The following press release was issued by the European Commission on October 4, 2016.
On the proposal of the European Commission, the European Parliament has today approved newrestrictions on certain services and revised rules on goods that could be used to apply the death penalty.
“Today’s vote in the European Parliament underscores the importance the European Union attaches to respect for fundamental rights. As the European Union, we promote the global abolition of the death penalty with all the means, tools and instruments that are available to us“, said the High Representative for Foreign Affairs and Security Policy/Vice-President of the European Commission, Federica Mogherini. “The eradication of torture as well as the abolition of the death penalty requires political will and a joint effort of parliaments and civil society across the world. Today we are demonstrating that our European Union has always been and will remain at the frontline of this work“, she added.
“We can never accept loopholes that allow instruments of death and torture to be traded or promoted“, said EU Commissioner for Trade, Cecilia Malmström, adding: “From lethal drug injection systems to electric chairs or spiked batons, such terrible devices have no place in our societies. In addition to prohibiting sales and exports, we are now banning the promotion of these goods at fairs and exhibitions, and introducing a fast-track mechanism to make sure that new products of this kind can be banned quickly. It’s imperative that we can keep up with new developments.”

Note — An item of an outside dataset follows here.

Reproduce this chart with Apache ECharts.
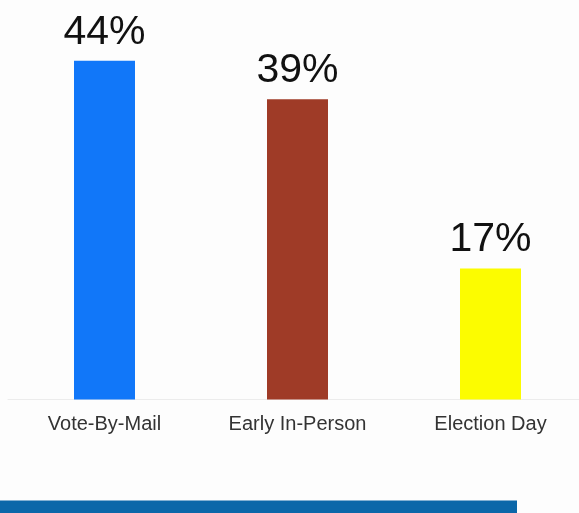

The European Union adopted a Regulation to ban trade in certain goods which can only be used for capital punishment or torture and to impose export controls on goods that could be used to these ends already in 2005. In January 2014, the European Commission made a proposal to amend this legislation to further strengthen these rules. Following discussions both with and within the Council and the European Parliament, an agreement was reached within a trilogue. Following today’s vote in the Parliament, the changes should now be approved by the Council and then the text amending the original Regulation (1236/2005) will be published in the Official Journal of the EU and become Union law.
Respect for human rights is one of the core values of the European Union. It is also an essential element of the Union’s relations with third countries, including in trade. The Union’s Charter of Fundamental Rights prohibits capital punishment, torture and inhuman or degrading treatment or punishment.
Regulation 1236/2005 bans the export and import of goods which can only be used to apply the death penalty or to inflict torture or other cruel, inhuman or degrading treatment and punishment. The Regulation also imposes an export authorisation requirement on goods that could be used for the purpose of torture or other ill-treatment.
The strengthened text includes a specific set of rules for the export controls applied to prevent goods from being used for capital punishment in a third country. A Union general export authorisation, an exemption that can be invoked by any exporter, is foreseen for exports to countries that, like the EU Member States, have abolished the death penalty for all crimes. Of course, this exemption is subject to a number of conditions which ensure that re-exports to other countries require prior approval. If the general exemption does not apply, exporters need to apply for prior authorisation, which may take the form of a global authorisation or an individual authorisation.
For the time being, these export controls apply to certain anaesthetics. A specific procedure empowers the European Commission to list additional goods that have been approved, or actually used, for capital punishment by one or more third countries. As usual scrutiny by the European Parliament and the Council of the EU is foreseen, but in urgent cases the amendment can enter into force when the scrutiny phase begins.
As regards the supply of certain services, the Regulation bans, in relation to goods whose export and import is prohibited, the supply of brokering services, technical assistance and training on their use. The presentation of such goods in international trade fairs in the EU, and the international supply and purchase of advertising space or time are also prohibited.
If the export of goods requires an authorisation but is not prohibited, the supply of brokering services and technical assistance in relation to the relevant goods also requires an authorisation. In some cases, the general authorisation may apply to technical assistance. The definition of brokering services is the same as that used in Council Regulation (EC) °428/2009 setting up a Community regime for the control of exports, transfer, brokering and transit of dual-use goods, but the new Regulation goes further and stipulates that an authorisation for brokering services is required whenever such services are supplied to a third country.
The Regulation also prohibits transit, which is defined as transport within the Union of non-Union goods which pass on their way to a destination in a third country. If the export of the relevant goods requires an authorisation but is not prohibited, the ban on transit applies if the transporter knows that the goods are intended to be used for capital punishment, torture or other ill-treatment.